17 October 2018, Gevena – The economic losses caused by disasters could be reduced if the public and private sectors cooperate better on novel finance, insurance and investment strategies, according to trade and disaster risk reduction experts at a multi-agency meeting. "We know for a fact that disasters, resulting from natural hazards and extreme events associated with climate change, can lead to significant economic losses and have major repercussions for global trade and the sustainable development prospects of the most vulnerable countries," UNCTAD Deputy Secretary-General, Isabelle Durant, said.

"With the adoption of the Sendai Framework and the Paris Agreement on climate change, the international community has strengthened its commitment to address these threats seriously." New research commissioned by the United Nations Office for Disaster Risk Reduction (UNISDR)found that losses from extreme weather events rose by 151% between the two twenty year periods 1978-1997 and 1998-2017, with damages valued at $2.9 trillion in the more recent two decades. It is also expected that this is a gross underestimation given that the majority of countries experiencing disasters have registered no economic losses against them.

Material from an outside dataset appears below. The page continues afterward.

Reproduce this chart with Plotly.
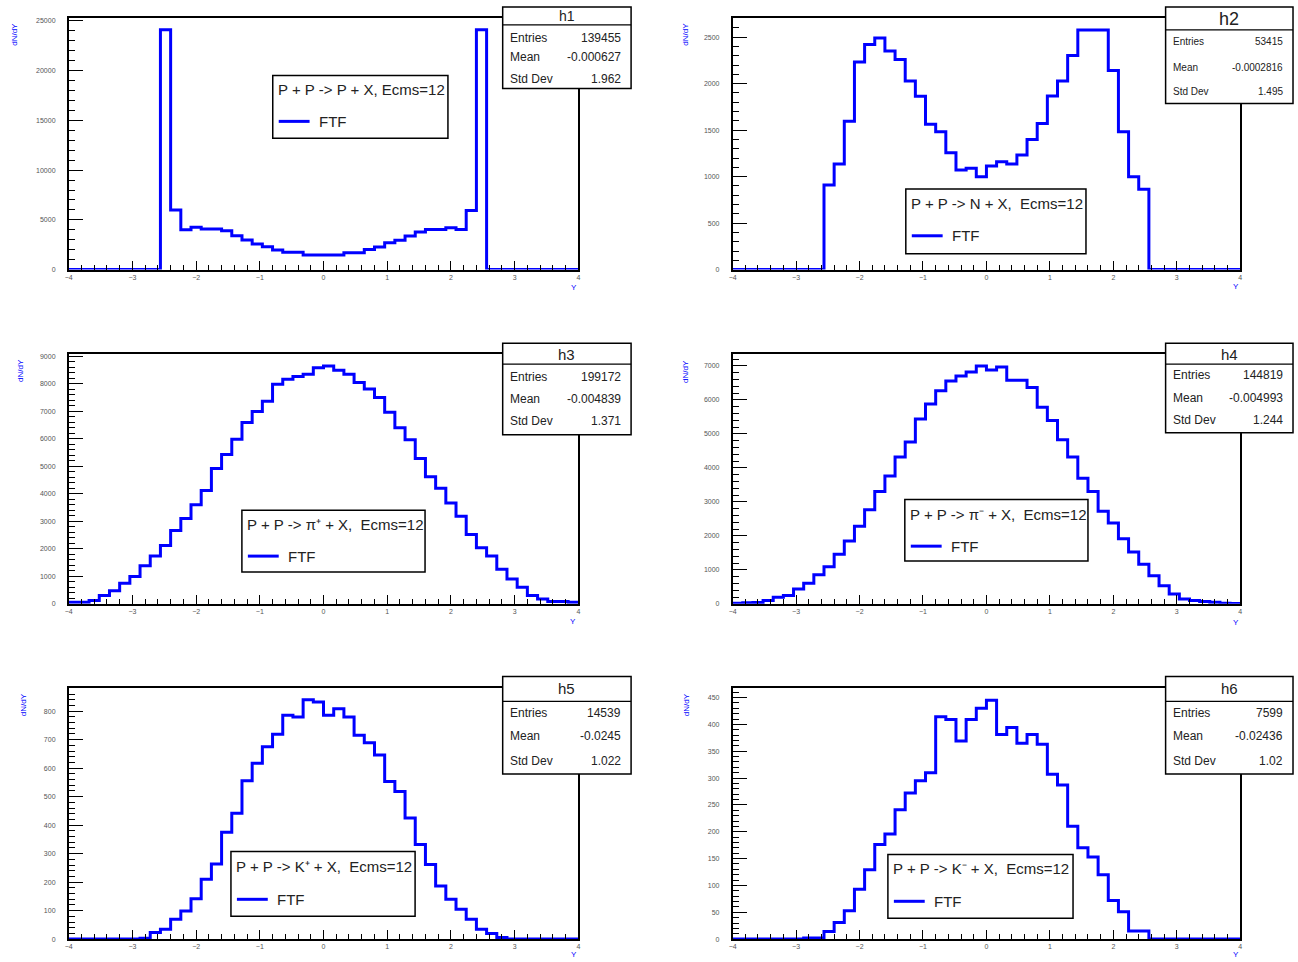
import numpy as np
import plotly.graph_objects as go

# ---------------- data ----------------
BIN_LOW = -4.0
BIN_HIGH = 4.0
N_BINS = 50

h1_counts = [0, 0, 0, 0, 0, 0, 0, 0, 0,
             24100, 6000, 4000, 4270, 4070, 4070, 3900, 3400, 2970, 2570, 2300, 1970, 1740, 1740, 1470, 1470,
             1470, 1470, 1700, 1700, 2030, 2270, 2700, 2940, 3370, 3770, 4040, 4040, 4200, 4040, 5940, 24100,
             0, 0, 0, 0, 0, 0, 0, 0, 0]
h2_counts = [0, 0, 0, 0, 0, 0, 0, 0, 0,
             910, 1135, 1596, 2232, 2420, 2492, 2350, 2260, 2028, 1864, 1564, 1482, 1257, 1071, 1090, 1000,
             1114, 1160, 1135, 1232, 1400, 1571, 1867, 2028, 2303, 2578, 2578, 2578, 2142, 1482, 1000, 864,
             0, 0, 0, 0, 0, 0, 0, 0, 0]
h3_counts = [60, 60, 120, 300, 480, 744, 996, 1380, 1740, 2124,
             2664, 3096, 3600, 4116, 4920, 5424, 5976, 6588, 6984, 7356,
             7980, 8160, 8256, 8340, 8580, 8640, 8484, 8340, 8040, 7800,
             7500, 6960, 6396, 5964, 5280, 4620, 4200, 3660, 3180, 2520,
             2040, 1740, 1260, 900, 600, 300, 180, 84, 84, 60]
h4_counts = [20, 30, 40, 97, 194, 243, 437, 603, 855, 1089,
             1458, 1847, 2284, 2770, 3305, 3762, 4325, 4763, 5443, 5881,
             6269, 6561, 6707, 6823, 6998, 6880, 6970, 6580, 6580, 6367,
             5783, 5395, 4831, 4325, 3694, 3305, 2722, 2381, 1915, 1526,
             1166, 826, 535, 292, 146, 97, 68, 49, 20, 10]
h5_counts = [0, 0, 0, 0, 0, 0, 0,
             3, 23, 35, 70, 99, 142, 210, 264, 375, 442,
             556, 617, 675, 719, 786, 780, 840, 832, 786, 809,
             780, 716, 689, 646, 553, 518, 425, 332, 262, 186,
             140, 105, 70, 35, 20, 6,
             0, 0, 0, 0, 0, 0, 0]
h6_counts = [0, 0, 0, 0, 0, 0, 0,
             2, 2, 14, 31, 53, 93, 129, 176, 196, 241,
             272, 295, 310, 414, 409, 369, 409, 430, 445, 381,
             394, 365, 381, 363, 307, 287, 210, 170, 153, 120,
             72, 51, 15, 15,
             0, 0, 0, 0, 0, 0, 0, 0, 0]

hist_names = ["h1", "h2", "h3", "h4", "h5", "h6"]
stat_entries = ["139455", "53415", "199172", "144819", "14539", "7599"]
stat_means = ["-0.000627", "-0.0002816", "-0.004839", "-0.004993", "-0.0245", "-0.02436"]
stat_stddevs = ["1.962", "1.495", "1.371", "1.244", "1.022", "1.02"]
legend_titles = [
    "P + P -> P + X, Ecms=12",
    "P + P -> N + X,\u00a0 Ecms=12",
    "P + P -> \u03c0\u207a + X,\u00a0 Ecms=12",
    "P + P -> \u03c0\u207b + X,\u00a0 Ecms=12",
    "P + P -> K\u207a + X,\u00a0 Ecms=12",
    "P + P -> K\u207b + X,\u00a0 Ecms=12",
]
legend_entry = "FTF"
y_title = "dN/dY"
x_title = "Y"

all_counts = [h1_counts, h2_counts, h3_counts, h4_counts, h5_counts, h6_counts]

# ---------------- layout helpers ----------------
W, H = 1298, 962
BLUE = "#0000ff"
FONT = "Liberation Sans, Arial, sans-serif"


def X(px):
    return px / W


def Y(py):
    return 1 - py / H


col_x = [(65, 577), (732, 1242)]
row_y = [(16, 269), (354, 605), (690, 942)]

y_max = [25300, 2707, 9070, 7348, 880, 467]
y_major = [5000, 500, 1000, 1000, 100, 50]
y_minor = [1000, 100, 200, 200, 20, 10]

# stats boxes: (x0, y0, x1, y1, sep_y, title_y, row_ys, title_size, row_size)
stat_boxes = [
    (501, 5, 630, 87, 23, 14, (36, 55, 77), 14, 12),
    (1167, 5, 1295, 102, 28, 17, (40, 66, 90), 18, 10),
    (501, 343, 630, 435, 364, 354, (377, 399, 421), 15, 12),
    (1167, 343, 1295, 433, 364, 354, (375, 398, 420), 15, 12),
    (501, 678, 630, 776, 703, 690, (715, 738, 763), 15, 12),
    (1167, 678, 1295, 776, 703, 690, (715, 738, 763), 15, 12),
]
# legend boxes: (x0, y0, x1, y1, title_y, entry_y)
leg_boxes = [
    (270, 74, 446, 137, 88, 120),
    (906, 188, 1087, 253, 203, 235),
    (239, 511, 423, 573, 525, 557),
    (905, 500, 1089, 562, 515, 547),
    (228, 854, 413, 919, 869, 902),
    (888, 857, 1074, 921, 871, 904),
]
ytitle_pos = [(11, 32), (685, 32), (16, 370), (684, 371), (19, 706), (686, 706)]
xtitle_pos = [(573, 287), (1238, 286), (572, 623), (1238, 624), (573, 957), (1238, 957)]

edges = np.linspace(BIN_LOW, BIN_HIGH, N_BINS + 1)

fig = go.Figure()
shapes = []
annotations = []
layout_axes = {}

for i in range(6):
    r, c = divmod(i, 2)
    fx0, fx1 = col_x[c]
    fy0, fy1 = row_y[r]
    xa = "x" if i == 0 else f"x{i + 1}"
    ya = "y" if i == 0 else f"y{i + 1}"
    xkey = "xaxis" if i == 0 else f"xaxis{i + 1}"
    ykey = "yaxis" if i == 0 else f"yaxis{i + 1}"

    counts = list(all_counts[i])
    fig.add_trace(go.Scatter(
        x=edges, y=counts + [counts[-1]], mode="lines", line_shape="hv",
        line=dict(color=BLUE, width=3), xaxis=xa, yaxis=ya, showlegend=False,
        hoverinfo="skip"))

    layout_axes[xkey] = dict(
        domain=[X(fx0), X(fx1)], anchor=ya, range=[BIN_LOW, BIN_HIGH],
        tickmode="linear", tick0=BIN_LOW, dtick=1, ticks="inside", ticklen=9,
        tickwidth=1, tickcolor="black", showline=True, linecolor="black",
        linewidth=1.5, mirror=True, showgrid=False, zeroline=False,
        tickfont=dict(size=7, color="#555", family=FONT),
        minor=dict(ticks="inside", dtick=0.2, tick0=BIN_LOW, ticklen=5,
                   tickcolor="black", tickwidth=1, showgrid=False))
    layout_axes[ykey] = dict(
        domain=[Y(fy1), Y(fy0)], anchor=xa, range=[0, y_max[i]],
        tickmode="linear", tick0=0, dtick=y_major[i], ticks="inside", ticklen=15,
        tickwidth=1.2, tickcolor="black", showline=True, linecolor="black",
        linewidth=1.5, mirror=True, showgrid=False, zeroline=False,
        exponentformat="none", separatethousands=False, tickformat="d",
        tickfont=dict(size=7, color="#555", family=FONT), ticklabelstandoff=10,
        minor=dict(ticks="inside", dtick=y_minor[i], tick0=0, ticklen=7,
                   tickcolor="black", tickwidth=1, showgrid=False))

    # stats box
    bx0, by0, bx1, by1, sep, ty, rows, tsize, rsize = stat_boxes[i]
    shapes.append(dict(type="rect", xref="paper", yref="paper", x0=X(bx0), x1=X(bx1),
                       y0=Y(by1), y1=Y(by0), fillcolor="white",
                       line=dict(color="black", width=1.5), layer="above"))
    shapes.append(dict(type="line", xref="paper", yref="paper", x0=X(bx0), x1=X(bx1),
                       y0=Y(sep), y1=Y(sep), line=dict(color="black", width=1.2), layer="above"))
    annotations.append(dict(text=hist_names[i], xref="paper", yref="paper",
                            x=X((bx0 + bx1) / 2), y=Y(ty), xanchor="center", yanchor="middle",
                            showarrow=False, font=dict(size=tsize, color="#222", family=FONT)))
    labels = ["Entries", "Mean", "Std Dev"]
    values = [stat_entries[i], stat_means[i], stat_stddevs[i]]
    for lab, val, ry in zip(labels, values, rows):
        annotations.append(dict(text=lab, xref="paper", yref="paper", x=X(bx0 + 5), y=Y(ry),
                                xanchor="left", yanchor="middle", showarrow=False,
                                font=dict(size=rsize, color="#222", family=FONT)))
        annotations.append(dict(text=val, xref="paper", yref="paper", x=X(bx1 - 8), y=Y(ry),
                                xanchor="right", yanchor="middle", showarrow=False,
                                font=dict(size=rsize, color="#222", family=FONT)))

    # legend box
    lx0, ly0, lx1, ly1, lty, ley = leg_boxes[i]
    shapes.append(dict(type="rect", xref="paper", yref="paper", x0=X(lx0), x1=X(lx1),
                       y0=Y(ly1), y1=Y(ly0), fillcolor="white",
                       line=dict(color="black", width=1.5), layer="above"))
    shapes.append(dict(type="line", xref="paper", yref="paper", x0=X(lx0 + 6), x1=X(lx0 + 37),
                       y0=Y(ley), y1=Y(ley), line=dict(color=BLUE, width=3), layer="above"))
    annotations.append(dict(text=legend_titles[i], xref="paper", yref="paper",
                            x=X(lx0 + 3), y=Y(lty), xanchor="left", yanchor="middle",
                            showarrow=False, font=dict(size=15, color="#222", family=FONT)))
    annotations.append(dict(text=legend_entry, xref="paper", yref="paper",
                            x=X(lx0 + 44), y=Y(ley), xanchor="left", yanchor="middle",
                            showarrow=False, font=dict(size=15, color="#222", family=FONT)))

    # axis titles
    tx, tyy = ytitle_pos[i]
    annotations.append(dict(text=y_title, xref="paper", yref="paper", x=X(tx), y=Y(tyy),
                            xanchor="center", yanchor="middle", textangle=-90, showarrow=False,
                            font=dict(size=8, color=BLUE, family=FONT)))
    xx, xy = xtitle_pos[i]
    annotations.append(dict(text=x_title, xref="paper", yref="paper", x=X(xx), y=Y(xy),
                            xanchor="center", yanchor="middle", showarrow=False,
                            font=dict(size=8, color=BLUE, family=FONT)))

fig.update_layout(
    width=W, height=H, margin=dict(l=0, r=0, t=0, b=0, pad=0),
    paper_bgcolor="white", plot_bgcolor="white", showlegend=False,
    shapes=shapes, annotations=annotations, font=dict(family=FONT),
    **layout_axes)

fig.write_html("out.html", config={"displayModeBar": False},
               post_script="document.body.style.margin='0';")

Furthermore, the report highlighted that developing countries were disproportionately affected. For example, Dominica's total damages and losses from Hurricane Maria alone are estimated at 224% of its annual GDP at $1.37 billion.

'International Trade Centre (ITC) Deputy Executive Director Dorothy Tembo said she agreed, adding that the special report by the Intergovernmental Panel on Climate Change (IPCC) released in early October, was a clarion call to action. "Trade has a key role to play in building resilience and in reconstruction," she said, especially for the small and medium-sized companies (SMEs) that make up 80% of the economy of developing countries.

Stephen Fevrier, of the Organisation of Eastern Caribbean States said that the increasing threat of catastrophic weather events meant that the development model pursued by Caribbean nations was no longer viable.

"The vicious cycle of disaster followed by public sector borrowing makes effective development planning near impossible," he said, adding that rules on government borrowing presented an unsustainable trap for Caribbean countries repeatedly devastated by multiple disasters.

Rowan Douglas of Willis Towers Watson, a leading global risk management, insurance brokerage and advisory company, said that in 2017 "We had the worst insured-losses in history, worse than any time before."

However, the insurance and reinsurance business had not gone bust because 25 years ago the industry had decided to "encode risk into capital, encode climate and disaster risk into credit risk."

The meeting was held to mark the International Day for Disaster Reduction, held on 13 October each year, and this year addressing the reduction of economic losses from disasters; target c of the Sendai Framework, the global roadmap for disaster risk reduction.